Back in Bridgeport is the issue of homelessness important? I’m just curious why you guys arrived at this issue.
Carrie: Right now we’re traveling all over the country, and we see homelessness everywhere we go. It’s a national issue. I have met a few homeless people and talked to them. It always frustrates me when I hear someone call someone living on the street a lazy bum, and say, they just need to get a job. There are so many circumstances that can put someone in that position. And I think we, as people who haven’t experienced that kind of hardship, have a responsibility to get some perspective and, you know, help them. That’s kind of our job.
Fuzz: Connecticut is a funny place because a lot of it is really wealthy, and then you’ve got a few pockets like Bridgeport, which are not. Bridgeport may not be as bad as other places, but there’s homelessness there. You go some places, and you can’t imagine the wealth that’s there, but there’s also places like Detroit, where you’re like wow, this is a city that can use a lot of help. There’s enough of homelessness out there…we just think that it shouldn’t exist. Homelessness can happen to anyone.
What are you saying with your song, “I Don’t Want Anything for Christmas?”
Fuzz: With “I don’t want anything for Christmas,” we’re saying, you know, people who are buying more gifts than are really necessary, why not tone that down? As a society we throw a lot of things out, and we spend money on things that we don’t really need. Either way, it just doesn’t seem right that there’s so much excess in this country, and yet there are people out there who don’t have any place to live, or who are just so poor that they’re barely getting by.
Carrie: The lyrics go with what we’re doing. It’s like, instead of spending all your money on things you don’t need, get a couple nice things for the people you care about, and maybe give something to the people who really need help this season.
How did you guys hear about the Alliance?
Carrie: I found it about it this fall when I was researching organizations. What I like about the Alliance is that it’s national. We didn’t want to pick just one local organization because we are going to so many different places, and we wanted for people all over the country to participate.
Fuzz: Our tour pretty much took us through the whole perimeter of the country, down through the southeast, then across the south, through the southwest, up the west coast, then across the north. We’ve covered a big part of the country over the last few months. And we made little cards that we handed out at our shows that had information about our tour and what we’re doing and links to the Alliance website and the song.
Carrie: Also, for this last leg of shows, we made a run of these little buttons that said, “I don’t want anything for Christmas,” and we sold them for $3, and a portion of the proceeds from that are going to the Alliance too.
How are audience’s responding to your message?
Carrie: There were some places where we told the audience, and it was kind of quiet, and some where they were just, “Yay!” they’ll applaud.
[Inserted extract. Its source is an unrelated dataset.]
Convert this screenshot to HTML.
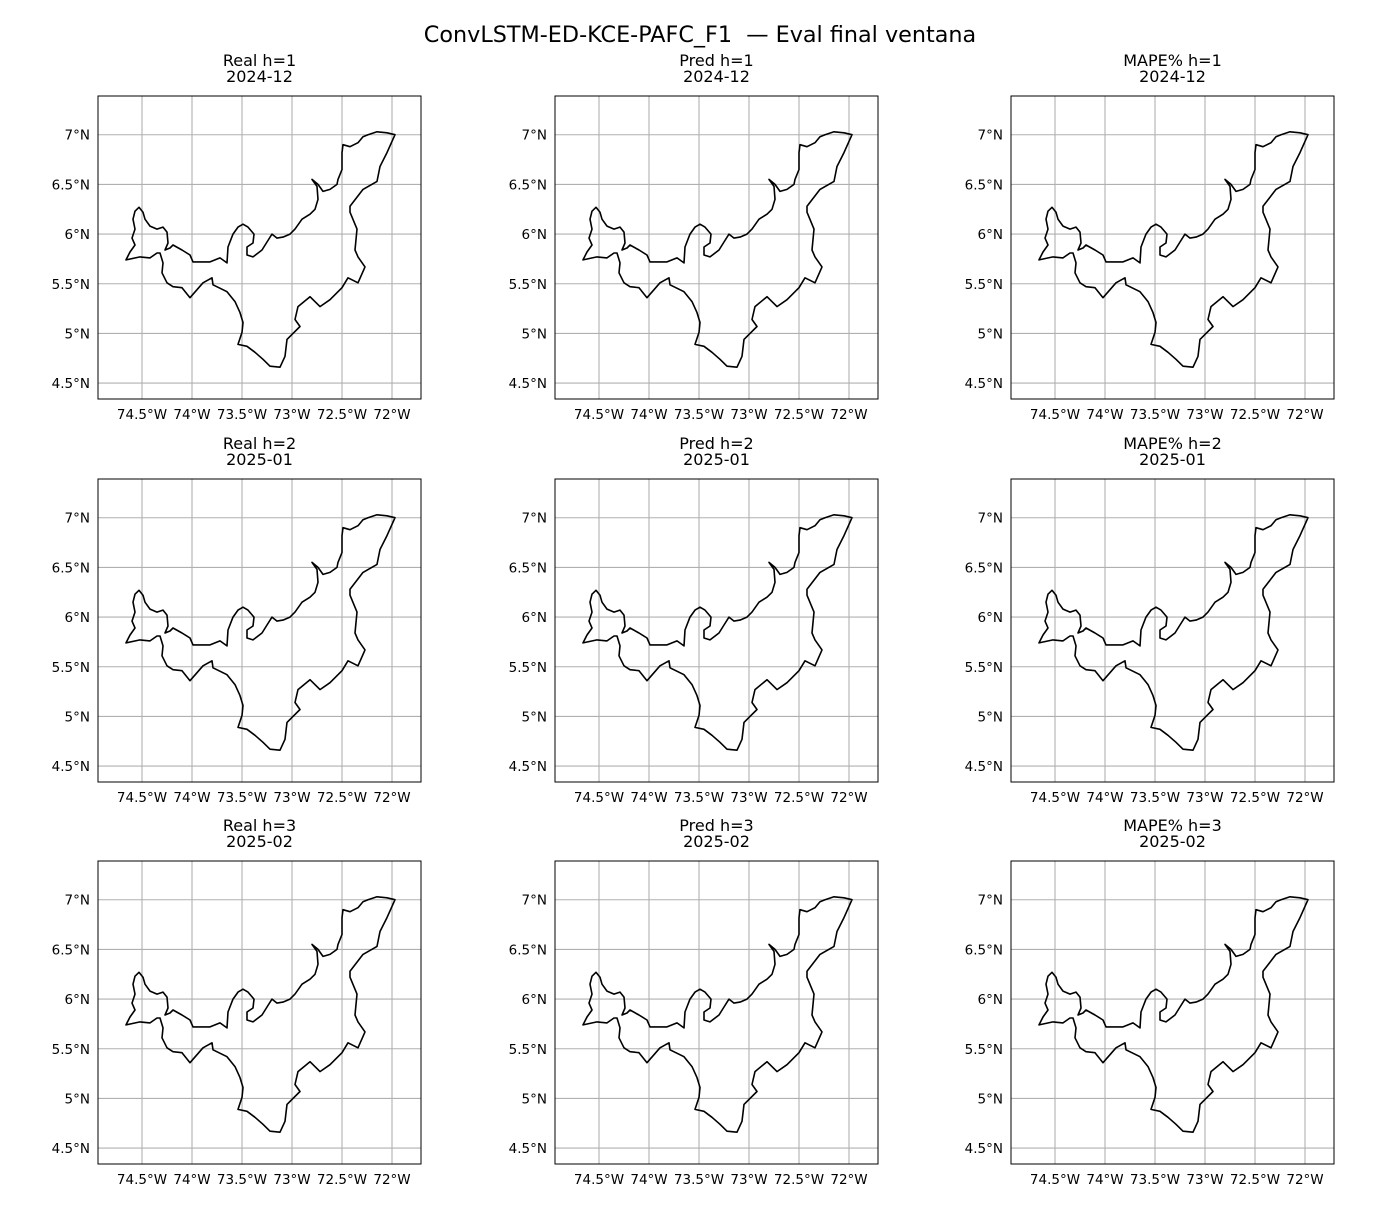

And you can tell it strikes a chord. And some people are grabbing the buttons and saying, “let me get a few of those,” and you can tell they’re psyched about helping. So the audience reactions vary. I don’t know if that’s because people have different views on the issue or what.
Fuzz: Well, it comes out of left field for us too, because our general vibe onstage borders on the comical or theatrical. We do goof around a lot. So when we turn around and say here’s this very serious issue we want to talk about, it catches people by surprise a little bit. But a lot of times our audience is older. A lot of the people who come out to our shows are a little progressive, and our audience is often more of a folk audience. So when you bring stuff up like this they’re usually on the same page. The response hasn’t been overwhelming, but it’s been pretty good. At the very least we’ve gotten people thinking about the issue, which is great. We’re just happy to be using our music, not just to entertain, but to educate.